■ REQUIREMENT: In the entries below, count the lines holding "that". Reply with the number only.

[Records with drawing code]
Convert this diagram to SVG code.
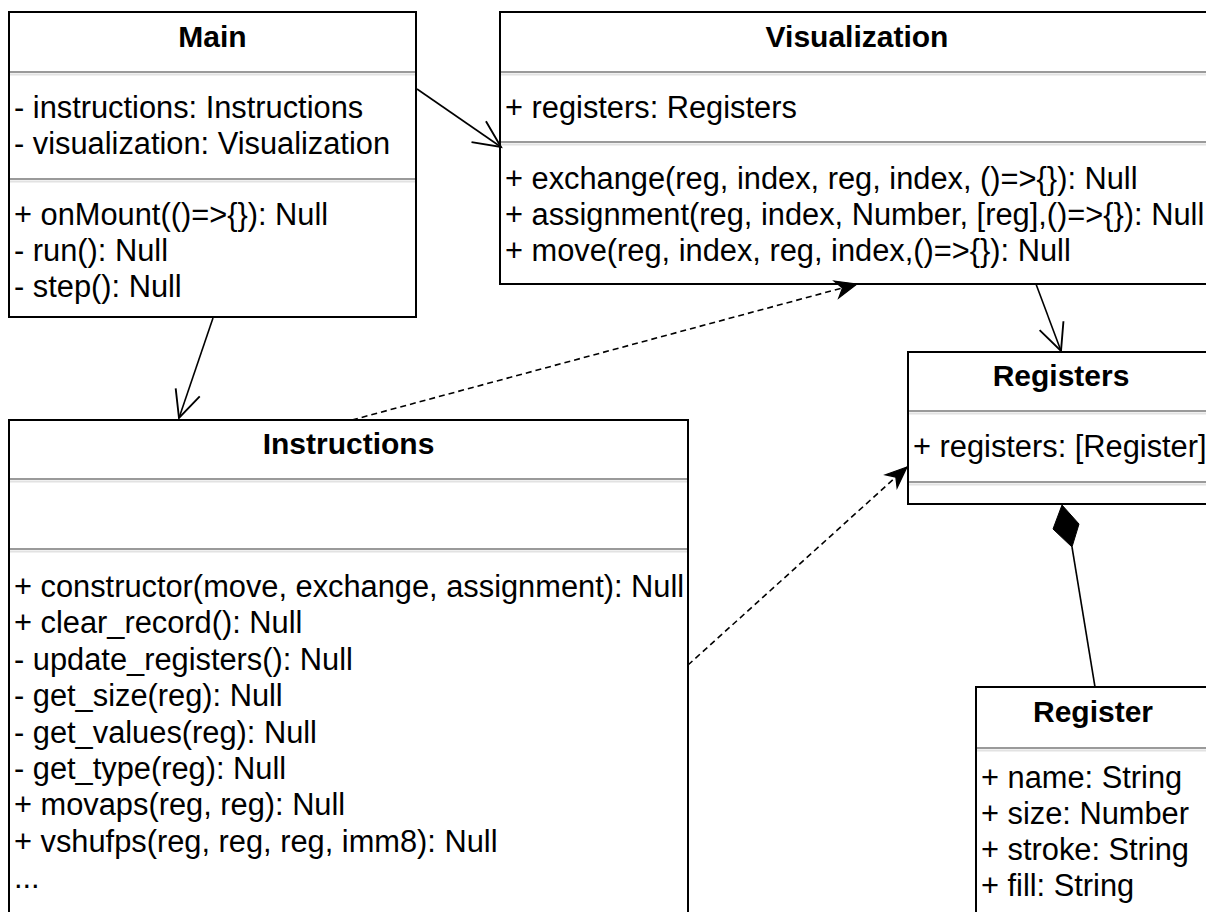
<svg xmlns="http://www.w3.org/2000/svg" width="1206" height="912" viewBox="0 0 1206 912">
  <style>
    .box { fill: #ffffff; stroke: #000000; stroke-width: 2; }
    .sep { stroke: #9a9a9a; stroke-width: 2; }
    .sep2 { stroke: #e2e2e2; stroke-width: 2; }
    .title { font-family: "Liberation Sans", Arial, Helvetica, sans-serif; font-size: 30px; font-weight: bold; fill: #000; text-anchor: middle; }
    .item { font-family: "Liberation Sans", Arial, Helvetica, sans-serif; font-size: 30.8px; fill: #000; }
    .assoc { fill: none; stroke: #000; stroke-width: 1.6; }
    .dep { fill: none; stroke: #000; stroke-width: 1.6; stroke-dasharray: 6 4; }
  </style>
  <defs>
    <marker id="open" markerUnits="userSpaceOnUse" markerWidth="40" markerHeight="40" viewBox="-30 -15 34 30" refX="0" refY="0" orient="auto">
      <path d="M -23 -10.8 L 0 0 L -23 10.8" fill="none" stroke="#000" stroke-width="1.6"/>
    </marker>
    <marker id="block" markerUnits="userSpaceOnUse" markerWidth="30" markerHeight="30" viewBox="-20 -10 24 20" refX="0" refY="0" orient="auto">
      <path d="M 0 0 L -17 -7 L -12 0 L -17 7 Z" fill="#000" stroke="#000" stroke-width="1"/>
    </marker>
  </defs>

  <rect width="1206" height="912" fill="#ffffff"/>

  <!-- Main -->
  <g id="main">
    <rect class="box" x="9" y="12" width="407" height="305"/>
    <line class="sep" x1="10" y1="72" x2="415" y2="72"/>
    <line class="sep2" x1="10" y1="74.5" x2="415" y2="74.5"/>
    <line class="sep" x1="10" y1="179" x2="415" y2="179"/>
    <line class="sep2" x1="10" y1="181.5" x2="415" y2="181.5"/>
    <text class="title" x="212.5" y="47">Main</text>
    <text class="item" x="14" y="118">- instructions: Instructions</text>
    <text class="item" x="14" y="154">- visualization: Visualization</text>
    <text class="item" x="14" y="225">+ onMount(()=&gt;{}): Null</text>
    <text class="item" x="14" y="261">- run(): Null</text>
    <text class="item" x="14" y="297">- step(): Null</text>
  </g>

  <!-- Visualization -->
  <g id="visualization">
    <rect class="box" x="500" y="12" width="714" height="272"/>
    <line class="sep" x1="501" y1="72" x2="1213" y2="72"/>
    <line class="sep2" x1="501" y1="74.5" x2="1213" y2="74.5"/>
    <line class="sep" x1="501" y1="142" x2="1213" y2="142"/>
    <line class="sep2" x1="501" y1="144.5" x2="1213" y2="144.5"/>
    <text class="title" x="857" y="47">Visualization</text>
    <text class="item" x="505" y="118">+ registers: Registers</text>
    <text class="item" x="505" y="189">+ exchange(reg, index, reg, index, ()=&gt;{}): Null</text>
    <text class="item" x="505" y="225">+ assignment(reg, index, Number, [reg],()=&gt;{}): Null</text>
    <text class="item" x="505" y="261">+ move(reg, index, reg, index,()=&gt;{}): Null</text>
  </g>

  <!-- Registers -->
  <g id="registers">
    <rect class="box" x="908" y="352" width="306" height="152"/>
    <line class="sep" x1="909" y1="411" x2="1213" y2="411"/>
    <line class="sep2" x1="909" y1="413.5" x2="1213" y2="413.5"/>
    <line class="sep" x1="909" y1="482" x2="1213" y2="482"/>
    <line class="sep2" x1="909" y1="484.5" x2="1213" y2="484.5"/>
    <text class="title" x="1061" y="386">Registers</text>
    <text class="item" x="913" y="457">+ registers: [Register]</text>
  </g>

  <!-- Instructions -->
  <g id="instructions">
    <rect class="box" x="9" y="420" width="679" height="520"/>
    <line class="sep" x1="10" y1="479" x2="687" y2="479"/>
    <line class="sep2" x1="10" y1="481.5" x2="687" y2="481.5"/>
    <line class="sep" x1="10" y1="549" x2="687" y2="549"/>
    <line class="sep2" x1="10" y1="551.5" x2="687" y2="551.5"/>
    <text class="title" x="348.5" y="454">Instructions</text>
    <text class="item" x="14" y="597">+ constructor(move, exchange, assignment): Null</text>
    <text class="item" x="14" y="633.4">+ clear_record(): Null</text>
    <text class="item" x="14" y="669.8">- update_registers(): Null</text>
    <text class="item" x="14" y="706.2">- get_size(reg): Null</text>
    <text class="item" x="14" y="742.6">- get_values(reg): Null</text>
    <text class="item" x="14" y="779">- get_type(reg): Null</text>
    <text class="item" x="14" y="815.4">+ movaps(reg, reg): Null</text>
    <text class="item" x="14" y="851.8">+ vshufps(reg, reg, reg, imm8): Null</text>
    <text class="item" x="14" y="888.2">...</text>
  </g>

  <!-- Register -->
  <g id="register">
    <rect class="box" x="976" y="687" width="238" height="260"/>
    <line class="sep" x1="977" y1="748" x2="1213" y2="748"/>
    <line class="sep2" x1="977" y1="750.5" x2="1213" y2="750.5"/>
    <text class="title" x="1093" y="722">Register</text>
    <text class="item" x="981" y="788">+ name: String</text>
    <text class="item" x="981" y="824">+ size: Number</text>
    <text class="item" x="981" y="860">+ stroke: String</text>
    <text class="item" x="981" y="896">+ fill: String</text>
  </g>

  <!-- Connectors -->
  <g id="connectors">
    <line class="assoc" x1="417" y1="89" x2="501" y2="147" marker-end="url(#open)"/>
    <line class="assoc" x1="213" y1="318" x2="179" y2="418" marker-end="url(#open)"/>
    <line class="assoc" x1="1036" y1="284" x2="1061" y2="351" marker-end="url(#open)"/>
    <line class="dep" x1="352" y1="420" x2="857" y2="284" marker-end="url(#block)"/>
    <line class="dep" x1="688" y1="665" x2="907" y2="467" marker-end="url(#block)"/>
    <line class="assoc" x1="1072" y1="547" x2="1095" y2="687"/>
    <polygon points="1062,505 1079,524 1072,547 1053,529" fill="#000" stroke="#000" stroke-width="1"/>
  </g>
</svg>
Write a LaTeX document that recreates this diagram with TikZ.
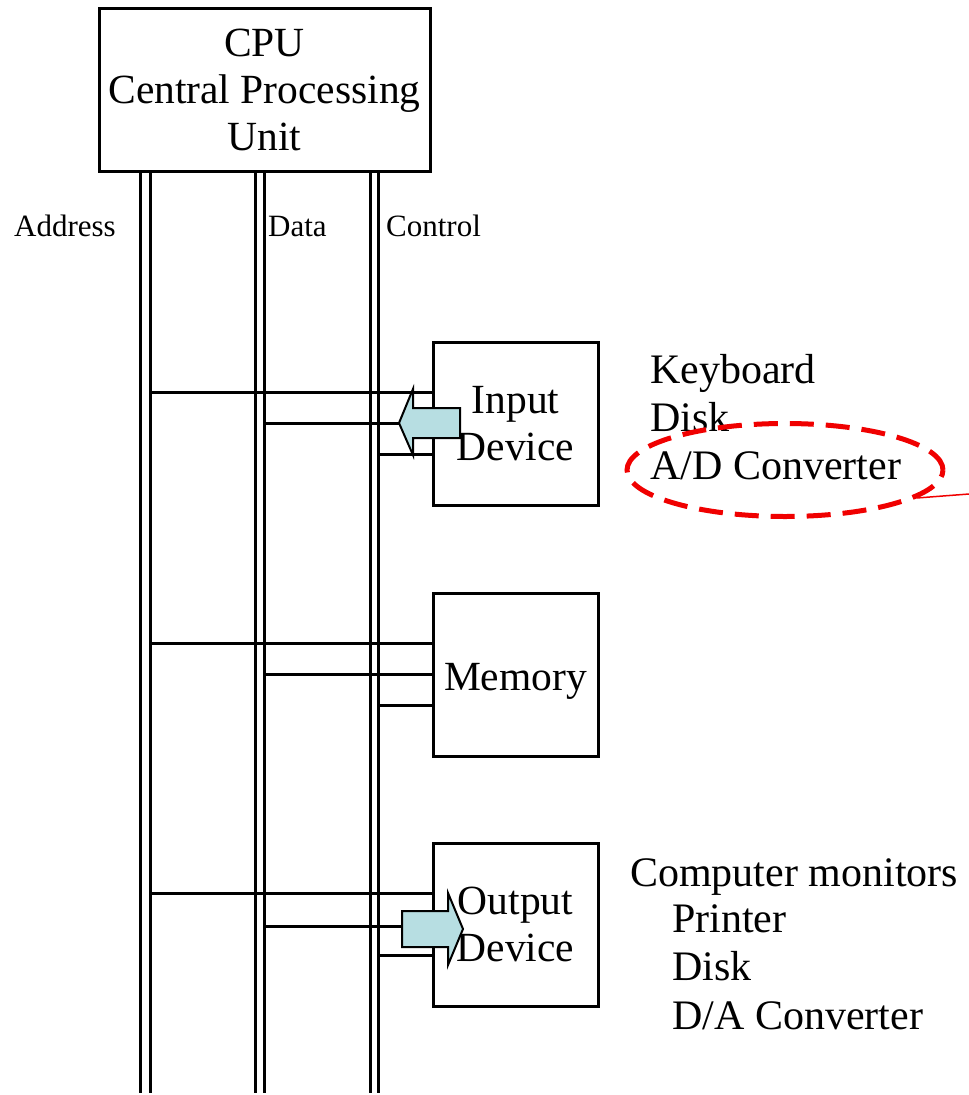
\documentclass[tikz,border=0pt]{standalone}
\usepackage{fontspec}
\setmainfont{Liberation Serif}
\usetikzlibrary{shapes.geometric}
\definecolor{arrowfill}{RGB}{183,222,226}
\definecolor{ovalred}{RGB}{240,0,0}
\begin{document}
\begin{tikzpicture}[x=1pt,y=-1pt,
  box/.style={draw, line width=3pt, inner sep=0pt, align=center,
    minimum width=165pt, minimum height=163pt, font=\fontsize{41.5}{47}\selectfont},
  busline/.style={line width=3pt},
  wire/.style={line width=3pt},
  buslabel/.style={anchor=base west, inner sep=0pt, font=\fontsize{31}{36}\selectfont},
  bigtext/.style={anchor=base west, inner sep=0pt, font=\fontsize{42}{48}\selectfont},
  fatarrow/.style={draw, line width=2pt, fill=arrowfill, line join=miter}]
\useasboundingbox (0,0) rectangle (969,1095);

% CPU
\node[box, minimum width=331pt] (cpu) at (264.5,89.5) {CPU\\Central Processing\\Unit};

% devices
\node[box] (in) at (515.5,423.5) {Input\\Device};
\node[box] (mem) at (515.5,674.5) {\raisebox{-7pt}[\height][\depth]{Memory}};
\node[box] (out) at (515.5,924.5) {Output\\Device};

% bus lines
\foreach \n/\x in {a1/140,a2/150,d1/255,d2/264,c1/370,c2/378}{
  \coordinate (\n top) at (\x,171);
  \coordinate (\n bot) at (\x,1093);
  \draw[busline] (\n top) -- (\n bot);
}

% bus labels
\node[buslabel] (laddr) at (14,236) {Address};
\node[buslabel] (ldata) at (268,236) {Data};
\node[buslabel] (lctrl) at (386,236) {Control};

% connections to input device
\coordinate (ia) at (150,392);
\coordinate (id) at (264,423);
\coordinate (ic) at (378,454);
\coordinate (itip) at (399,423);
\draw[wire] (ia) -- (ia -| in.west);
\draw[wire] (id) -- (itip);
\draw[wire] (ic) -- (ic -| in.west);
\draw[fatarrow] (460,408) -- (413,408) -- (413,389) -- (itip) -- (413,455) -- (413,438) -- (460,438) -- cycle;

% connections to memory
\coordinate (ma) at (150,643);
\coordinate (md) at (264,674);
\coordinate (mc) at (378,705);
\draw[wire] (ma) -- (ma -| mem.west);
\draw[wire] (md) -- (md -| mem.west);
\draw[wire] (mc) -- (mc -| mem.west);

% connections to output device
\coordinate (oa) at (150,893);
\coordinate (od) at (264,926);
\coordinate (oc) at (378,955);
\coordinate (otail) at (402,926);
\draw[wire] (oa) -- (oa -| out.west);
\draw[wire] (od) -- (otail);
\draw[wire] (oc) -- (oc -| out.west);
\draw[fatarrow] (402,911) -- (448,911) -- (448,893) -- (463,929) -- (448,965) -- (448,947) -- (402,947) -- cycle;

% input examples
\node[bigtext] (kb) at (650,383) {Keyboard};
\node[bigtext] (dk) at (650,431) {Disk};
\node[bigtext] (adc) at (650,479) {A/D Converter};

% highlight oval
\node[ellipse, draw=ovalred, line width=5pt, dash pattern=on 24pt off 12pt,
  minimum width=316pt, minimum height=93pt, inner sep=0pt] (oval) at (785,470) {};
\coordinate (ovalout) at (969,494);
\draw[ovalred, line width=1.5pt] (oval.-12) -- (ovalout);

% output examples
\node[bigtext] (cm) at (630,886) {Computer monitors};
\node[bigtext] (pr) at (672,932) {Printer};
\node[bigtext] (dk2) at (672,980) {Disk};
\node[bigtext] (dac) at (672,1029) {D/A Converter};
\end{tikzpicture}
\end{document}
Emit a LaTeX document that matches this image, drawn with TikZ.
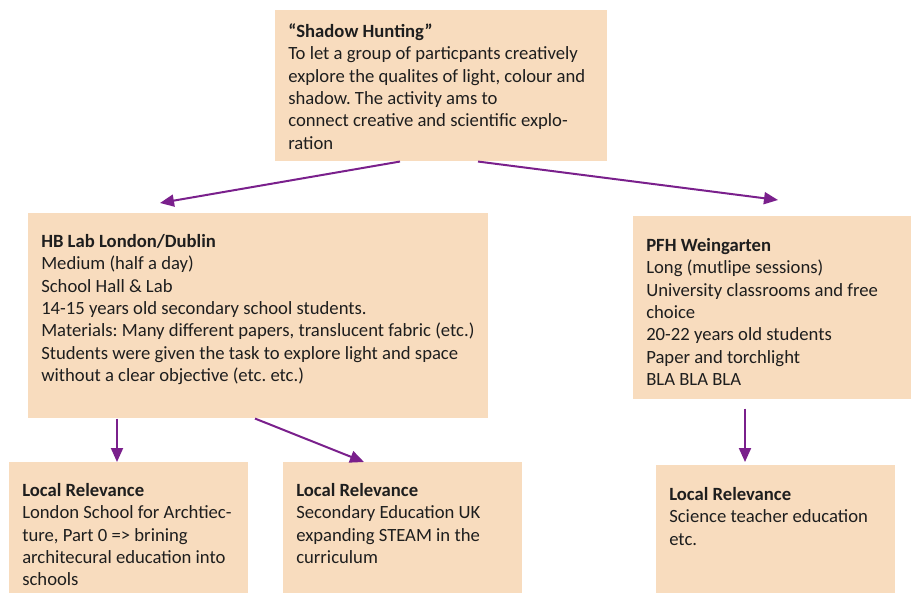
\documentclass[tikz,border=0pt]{standalone}
\usepackage{fontspec}
\setmainfont{Carlito}
\usetikzlibrary{arrows.meta,calc}

\definecolor{peach}{RGB}{248,220,190}
\definecolor{linkpurple}{RGB}{122,32,140}
\definecolor{ink}{RGB}{30,30,30}

% box text: width, height, lines
\newcommand{\cardbody}[3]{\parbox[t][#2][t]{#1}{\raggedright\frenchspacing\strut#3}}

\tikzset{
  card/.style={fill=peach, anchor=north west, inner xsep=9.75pt, text=ink,
    font=\fontsize{14}{16.8}\selectfont},
  link/.style={draw=linkpurple, line width=1.5pt,
    -{Triangle[length=10.5pt,width=9pt]}}
}

\begin{document}
\begin{tikzpicture}[x=0.75pt,y=-0.75pt]
  \useasboundingbox (0,0) rectangle (912,592);
  \clip (0,0) rectangle (912,592);

  % activity
  \node[card, inner ysep=8.5pt] (hunt) at (275,10)
    {\cardbody{229.5pt}{96.25pt}{\textbf{“Shadow Hunting”}\\
      To let a group of particpants creatively\\
      explore the qualites of light, colour and\\
      shadow. The activity ams to\\
      connect creative and scientific explo-\\
      ration}};

  % the two sites
  \node[card, inner ysep=13.8pt] (hb) at (28,213)
    {\cardbody{325.5pt}{126.15pt}{\textbf{HB Lab London/Dublin}\\
      Medium (half a day)\\
      School Hall \& Lab\\
      14-15 years old secondary school students.\\
      Materials: Many different papers, translucent fabric (etc.)\\
      Students were given the task to explore light and space\\
      without a clear objective (etc. etc.)}};
  \node[card, inner ysep=14.55pt] (pfh) at (633,216)
    {\cardbody{189pt}{108.15pt}{\textbf{PFH Weingarten}\\
      Long (mutlipe sessions)\\
      University classrooms and free\\
      choice\\
      20-22 years old students\\
      Paper and torchlight\\
      BLA BLA BLA}};

  % local relevance
  \node[card, inner ysep=13.8pt] (rel1) at (9,462)
    {\cardbody{159.75pt}{90.9pt}{\textbf{Local Relevance}\\
      London School for Archtiec-\\
      ture, Part 0 => brining\\
      architecural education into\\
      schools}};
  \node[card, inner ysep=13.8pt] (rel2) at (283,462)
    {\cardbody{159.75pt}{90.9pt}{\textbf{Local Relevance}\\
      Secondary Education UK\\
      expanding STEAM in the\\
      curriculum}};
  \node[card, inner ysep=14.55pt] (rel3) at (656,465)
    {\cardbody{159.75pt}{87.15pt}{\textbf{Local Relevance}\\
      Science teacher education\\
      etc.}};

  \draw[link] ($(hunt.south west)+(125,0)$) -- ($(hb.north west)+(132,-10)$);
  \draw[link] ($(hunt.south west)+(203,0)$) -- ($(pfh.north west)+(145,-16)$);
  \draw[link] ($(hb.south west)+(89,0)$) -- ($(rel1.north west)+(108,0)$);
  \draw[link] ($(hb.south west)+(227,0)$) -- ($(rel2.north west)+(81,0)$);
  \draw[link] ($(pfh.south west)+(112,9)$) -- ($(rel3.north west)+(89,-3)$);
\end{tikzpicture}
\end{document}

■ SOLVED PROBLEM: 2